President of San Jose City College
- In office 1991–1995

Chancellor of City College of San Francisco
- In office 1995–1998

Personal details
- Born: Del Marie Neely November 6, 1937 (age 88) Mississippi, U.S.
- Education: Alcorn A&M College San Diego State University (BA, MSW)

= Del M. Anderson =

American academic administrator, former college president (born 1937)

Del Marie Anderson (née Del Marie Neely; born 1937) is an American academic administrator, former university president, and fashion model. Early in her career, Neely was a fashion model for Ebony magazine. This was followed by an assistant professorship of social work at San Diego State University before she moved into college administration. Anderson served as the president of San Jose City College from 1991 to 1995. She was also the chancellor of the City College of San Francisco from 1995 to 1998. She has also used the name Del Marie Anderson Handy.

==Early life and education==

Del Marie Anderson was born as Del Marie Neely on November 6, 1937, in Mississippi. She was the daughter of James Neely and Emma Williams, and the step-daughter of Frank Williams. She attended Cherry Street Elementary School, and Bowman High School in Vicksburg, Mississippi.

Neely graduated Alcorn A&M College (now Alcorn State University) in Lorman, Mississippi, where she studied business before moving to California. In 1965, she obtained a Bachelor of Arts degree from San Diego State University. In 1967, she obtained a master of social work degree, also from San Diego State University.

== Career ==

=== Modeling career ===
Neely also attended modeling school in San Francisco, and got a modeling job with Ebony magazine's Fashion Fair. In 1961, she toured the United States with the Ebony fashion fair Internationale.
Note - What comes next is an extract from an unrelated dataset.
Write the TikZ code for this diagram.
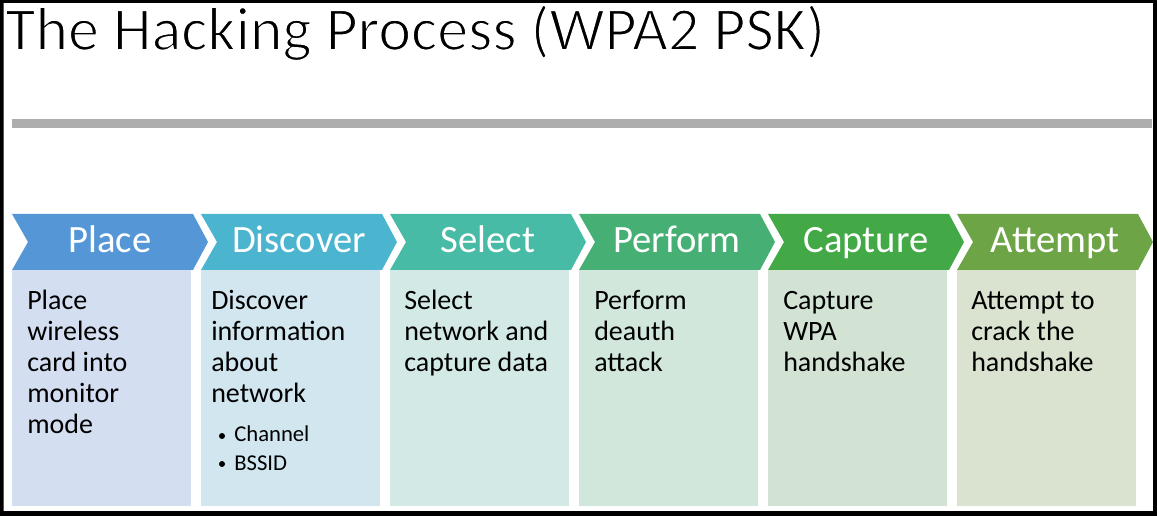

Neely appeared on the front cover of Jet magazine on December 7, 1961.

=== Career in higher education ===
In 1969, Anderson became an assistant professor of social work at San Diego State University. In 1972, she became the dean of counseling services at Grossmont College. In 1981, she became the dean of student services at Los Angeles Harbor College. In 1986, Anderson became the vice-president of instruction at Skyline College. In 1991, Anderson became the first female president of San Jose City College (SJCC) and its 13,000 students, besting 166 other candidates for the top job. She served in that position until 1995. Later, she was the chancellor of the City College of San Francisco (CCSF) from 1995 to 1998.

== Personal life ==
Anderson was married to her first husband for 16 years. Anderson met her second husband, musician John Handy in 1989 and later married. In 2018, the pair served as co-chairs of the SFJazz Gala at SF Jazz in San Francisco.

== Publications ==
- Travis, Georgia and Neely, Del M. "Grappling with the Concept of Self-Determination". Social Casework, vol 48, issue 8 (October 1967).
- Anderson, Del M. 1993. "Non-Traditional Paths to Advancement: The California Community College Experience." In Cracking the Wall: Women in Higher Education, edited by Patricia Turner Mitchell, 45–62. New York: College & University Professional Assn. ISBN ISBN 1-878240-21-8.
- Anderson Handy, Del. 2023. "Jumptime!: Memoir of a Higher Education Disruptor". Academic Enterprises. ISBN 9798989510207.